We had to leave without our servants, climbing down a swaying ladder, then jumping from it to the sampan bouncing on the waves. Our Chinese servants and those of other families stood forlorn at the ship’s railing, watching us leave, uncertain of their future. We sat, stunned into silence as our boatman steered us through the clutter of boats.
“Lao Lu,” I finally asked, “You boys, they no come helpee you? How fashion?” His sons always came to help with our luggage.
He didn’t answer. Instead, “Where blong Master Johnny (my brother)? He no come?”
Lao Lu was dodging the question. I didn’t pursue it. “Johnny go big school America,” I replied.
“My sorry Johnny no come, he all same one my boy. Too muchee man likee he.” He paused, stroking the yuloh (a Chinese oar) carefully as he skirted around sampan traffic. His body, always taut and muscled, looked too thin, on the edge of emaciation. Then I noticed that his baggy trousers were tied on by a piece of thick rope. He had no belt.
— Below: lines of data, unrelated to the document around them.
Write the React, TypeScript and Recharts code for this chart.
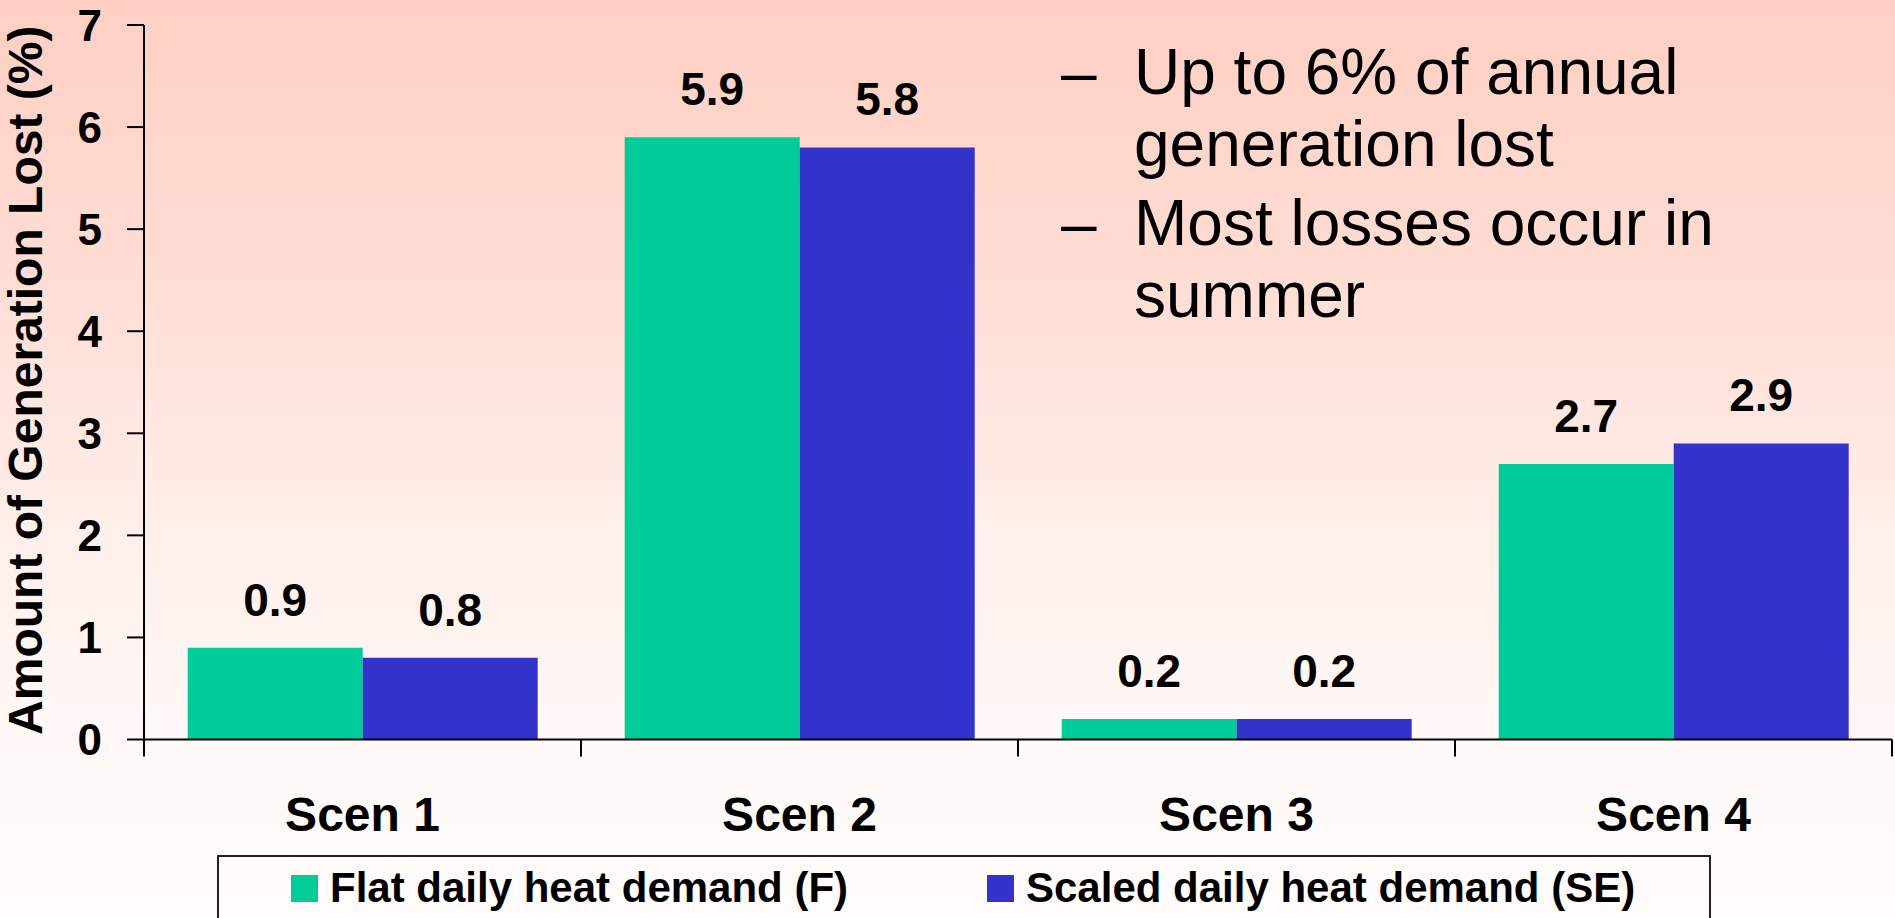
import React from "react";
import { BarChart, Bar, XAxis, YAxis, LabelList, Legend } from "recharts";

const categories = ["Scen 1", "Scen 2", "Scen 3", "Scen 4"];
const flatDemand = [0.9, 5.9, 0.2, 2.7];
const scaledDemand = [0.8, 5.8, 0.2, 2.9];
const yTicks = [0, 1, 2, 3, 4, 5, 6, 7];
const seriesNames = ["Flat daily heat demand (F)", "Scaled daily heat demand (SE)"];
const bulletLines = [
  { dash: true, text: "Up to 6% of annual" },
  { dash: false, text: "generation lost" },
  { dash: true, text: "Most losses occur in" },
  { dash: false, text: "summer" },
];

const GREEN = "#00CC99";
const BLUE = "#3333CC";
const FONT = "'Liberation Sans', Arial, sans-serif";

const chartData = categories.map((name, i) => ({
  name,
  flat: flatDemand[i],
  scaled: scaledDemand[i],
}));

// category label plus tick marks on the band edges (Excel style)
function CategoryTick({ x, y, payload, index, visibleTicksCount }: any) {
  const half = payload.offset || 0;
  const last = index === visibleTicksCount - 1;
  return (
    <g>
      <line x1={x - half} x2={x - half} y1={y} y2={y + 17} stroke="#000" strokeWidth={2} />
      {last && <line x1={x + half} x2={x + half} y1={y} y2={y + 17} stroke="#000" strokeWidth={2} />}
      <text x={x} y={y + 91} textAnchor="middle" fontSize={48} fontWeight="bold" fill="#000">
        {payload.value}
      </text>
    </g>
  );
}

function YLabel({ viewBox }: any) {
  const cx = viewBox.x + 42;
  const cy = viewBox.y + viewBox.height / 2 - 2;
  return (
    <text
      x={cx}
      y={cy}
      transform={`rotate(-90 ${cx} ${cy})`}
      textAnchor="middle"
      fontSize={48}
      fontWeight="bold"
      fill="#000"
    >
      Amount of Generation Lost (%)
    </text>
  );
}

function LegendBox() {
  const colors = [GREEN, BLUE];
  const lefts = [74, 770];
  return (
    <svg width={1494} height={100} style={{ display: "block" }}>
      <rect x={1} y={1} width={1492} height={120} fill="none" stroke="#222" strokeWidth={2} />
      {seriesNames.map((n, i) => (
        <g key={n}>
          <rect x={lefts[i]} y={20} width={27} height={27} fill={colors[i]} />
          <text x={lefts[i] + 39} y={47} fontSize={42} fontWeight="bold" fill="#000">
            {n}
          </text>
        </g>
      ))}
    </svg>
  );
}

export default function App() {
  const baselines = [94, 166, 245, 317];
  return (
    <div
      style={{
        position: "absolute",
        left: 0,
        top: 0,
        width: 1895,
        height: 918,
        overflow: "hidden",
        fontFamily: FONT,
        background:
          "linear-gradient(to bottom, #FFCFC3 0%, #FFDDD4 30%, #FFEDE8 55%, #FFF8F6 78%, #FFFCFB 100%)",
      }}
    >
      <BarChart
        width={1895}
        height={918}
        data={chartData}
        margin={{ top: 25, right: 3, bottom: 78.5, left: 0 }}
        barCategoryGap="10%"
        barGap={0}
      >
        <XAxis
          dataKey="name"
          height={100}
          tickLine={false}
          tickSize={0}
          tickMargin={0}
          axisLine={{ stroke: "#000", strokeWidth: 2 }}
          tick={<CategoryTick />}
          interval={0}
        />
        <YAxis
          width={144}
          domain={[0, 7]}
          ticks={yTicks}
          interval={0}
          tickSize={17}
          tickMargin={25}
          axisLine={{ stroke: "#000", strokeWidth: 2 }}
          tickLine={{ stroke: "#000", strokeWidth: 2 }}
          tick={{ fill: "#000", fontSize: 44, fontWeight: "bold" }}
          label={{ content: (p: any) => <YLabel {...p} /> }}
        />
        <Legend
          layout="horizontal"
          verticalAlign="middle"
          content={() => <LegendBox />}
          wrapperStyle={{ position: "absolute", left: 217, top: 855, width: 1494, height: 100 }}
        />
        <Bar dataKey="flat" name={seriesNames[0]} fill={GREEN} isAnimationActive={false}>
          <LabelList dataKey="flat" position="top" offset={32} fill="#000" fontSize={46} fontWeight="bold" />
        </Bar>
        <Bar dataKey="scaled" name={seriesNames[1]} fill={BLUE} isAnimationActive={false}>
          <LabelList dataKey="scaled" position="top" offset={32} fill="#000" fontSize={46} fontWeight="bold" />
        </Bar>
      </BarChart>
      <svg
        width={1895}
        height={918}
        style={{ position: "absolute", left: 0, top: 0, pointerEvents: "none" }}
      >
        {bulletLines.map((l, i) => (
          <g key={l.text}>
            {l.dash && (
              <text x={1061} y={baselines[i]} fontSize={64} fill="#000">
                –
              </text>
            )}
            <text x={1134} y={baselines[i]} fontSize={64} fill="#000">
              {l.text}
            </text>
          </g>
        ))}
      </svg>
    </div>
  );
}
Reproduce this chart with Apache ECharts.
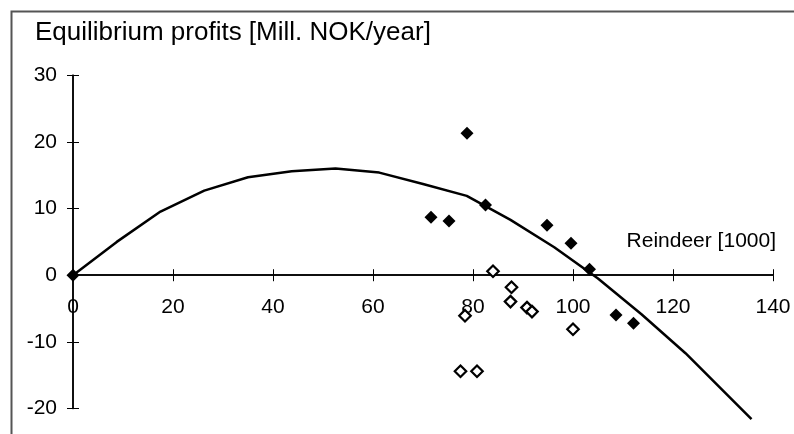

When he’d steered us away from the pack of boats he said quietly, “My lose plenty face, Littie Missie,” Then he looked around to see who might hear him. “My no-good sons go up mountains. Jap dwarf man come, want makee he work, carry stone, my no have sons to send. Ai-yah!” (Alas! or Awful!)
Then he broke up laughing. He was telling me that his sons were soldiers in the guerilla army living in the neighboring hills, and that he was rightly proud of them.
We were nearing the jetty. Suddenly someone cried out, “Oh my God, there are Japanese soldiers with bayonets pointing at us! Let’s go back to the boat!”
But we couldn’t avoid what was ahead. Not just gleaming bayonets. Snarling German Shepherds pulled at their chains, trying to get to us. A less friendly welcome could hardly be imagined.